I principi enunciati dalle Sezioni Unite si possono brevemente così riassumere:
- lo stato di cittadino, una volta acquisito jure sanguinis, ha natura permanente, è imprescrittibile ed è giustiziabile in ogni tempo in base alla semplice prova della fattispecie acquisitiva, integrata dalla nascita da cittadino italiano. A chi richiede il riconoscimento della cittadinanza spetta di provare solo il fatto acquisitivo e la linea di trasmissione, mentre incombe alla controparte, che ne abbia fatto eccezione, la prova dell’eventuale fattispecie interruttiva;
- l’istituto della perdita della cittadinanza italiana va rapportato anche ai sopravvenuti principi costituzionali e, in questa prospettiva, l’art. 11, n. 2, c.c. 1865, nello stabilire che la cittadinanza italiana è persa da colui che abbia ottenuto la cittadinanza in Paese estero, sottintende che si accerti il compimento, da parte della persona all’epoca emigrata, di un atto spontaneo e volontario finalizzato all’acquisto di una cittadinanza straniera. Il diritto in parola si può perdere per rinuncia, purché volontaria ed esplicita, in ossequio alla libertà individuale, quindi mai per rinunzia tacita;
- la fattispecie di perdita della cittadinanza italiana derivante dall’avere prestato impiego presso un Governo straniero, deve essere intesa come comprensiva dei soli impieghi governativi strettamente intesi, tali da imporre obblighi di gerarchia e fedeltà verso lo Stato straniero, di natura stabile e tendenzialmente definitiva.

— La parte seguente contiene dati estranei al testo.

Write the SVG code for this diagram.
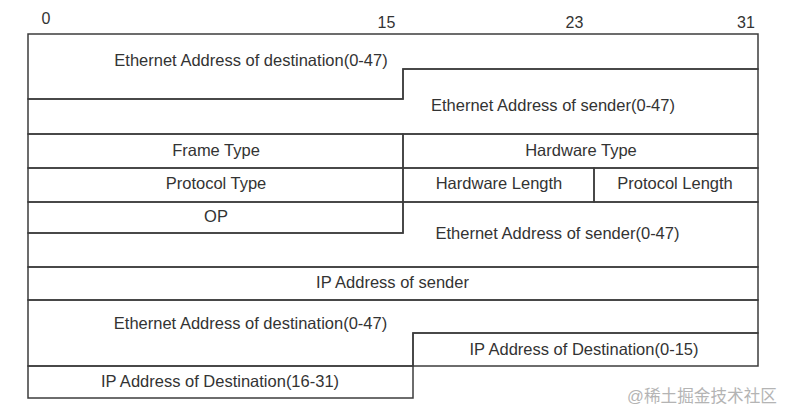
<svg xmlns="http://www.w3.org/2000/svg" width="789" height="414" viewBox="0 0 789 414">
<style>
.f{fill:none;stroke:#3c3c3c;stroke-width:1.5;stroke-linejoin:miter}
.t{font-family:"Liberation Sans",Arial,sans-serif;font-size:16.5px;fill:#333;text-anchor:middle}
.n{font-family:"Liberation Sans",Arial,sans-serif;font-size:16px;fill:#333;text-anchor:middle}
.w{font-family:"Liberation Sans","Noto Sans CJK SC",sans-serif;font-size:17px;fill:#b4b4b4}
</style>
<rect width="789" height="414" fill="#fff"/>
<g id="bit-labels">
<text class="n" x="46" y="24">0</text>
<text class="n" x="386.5" y="28">15</text>
<text class="n" x="574.5" y="28">23</text>
<text class="n" x="746" y="28">31</text>
</g>
<g id="eth-dst-1">
<path class="f" d="M28,34H758V69H403V99H28Z"/>
<text class="t" x="251" y="66">Ethernet Address of destination(0-47)</text>
</g>
<g id="eth-src-1">
<path class="f" d="M403,69H758V134H28V99H403Z"/>
<text class="t" x="553" y="111">Ethernet Address of sender(0-47)</text>
</g>
<g id="frame-type">
<rect class="f" x="28" y="134" width="375" height="34"/>
<text class="t" x="216" y="156">Frame Type</text>
</g>
<g id="hardware-type">
<rect class="f" x="403" y="134" width="355" height="34"/>
<text class="t" x="581" y="156">Hardware Type</text>
</g>
<g id="protocol-type">
<rect class="f" x="28" y="168" width="375" height="34"/>
<text class="t" x="216" y="189">Protocol Type</text>
</g>
<g id="hardware-length">
<rect class="f" x="403" y="168" width="191" height="34"/>
<text class="t" x="499" y="189">Hardware Length</text>
</g>
<g id="protocol-length">
<rect class="f" x="594" y="168" width="164" height="34"/>
<text class="t" x="675" y="189">Protocol Length</text>
</g>
<g id="op">
<rect class="f" x="28" y="202" width="375" height="31"/>
<text class="t" x="216" y="222">OP</text>
</g>
<g id="eth-src-2">
<path class="f" d="M403,202H758V267H28V233H403Z"/>
<text class="t" x="557.5" y="239">Ethernet Address of sender(0-47)</text>
</g>
<g id="ip-src">
<rect class="f" x="28" y="267" width="730" height="33"/>
<text class="t" x="392.5" y="288">IP Address of sender</text>
</g>
<g id="eth-dst-2">
<path class="f" d="M28,300H758V333H413V366H28Z"/>
<text class="t" x="250.5" y="329">Ethernet Address of destination(0-47)</text>
</g>
<g id="ip-dst-lo">
<rect class="f" x="413" y="333" width="345" height="33"/>
<text class="t" x="584" y="355">IP Address of Destination(0-15)</text>
</g>
<g id="ip-dst-hi">
<rect class="f" x="28" y="366" width="385" height="32"/>
<text class="t" x="220" y="387">IP Address of Destination(16-31)</text>
</g>
<g id="connectors"/>
<text class="w" x="627" y="402" textLength="150" lengthAdjust="spacingAndGlyphs">@稀土掘金技术社区</text>
</svg>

In conclusione, tutti questi elementi non si rinvengono nell’applicazione automatica della cittadinanza brasiliana per effetto della Grande Naturalizzazione, difettando in quel caso una volontà espressa dei nostri concittadini all’estero, che avevano subito passivamente la decisione del Governo Brasiliano, con la conseguenza che tutti i discendenti da cittadini italiani emigrati in Brasile possono (ovviamente, sussistendo gli altri requisiti di legge) far valere il proprio diritto a prescindere dalla data di emigrazione dell’avo nel paese sudamericano.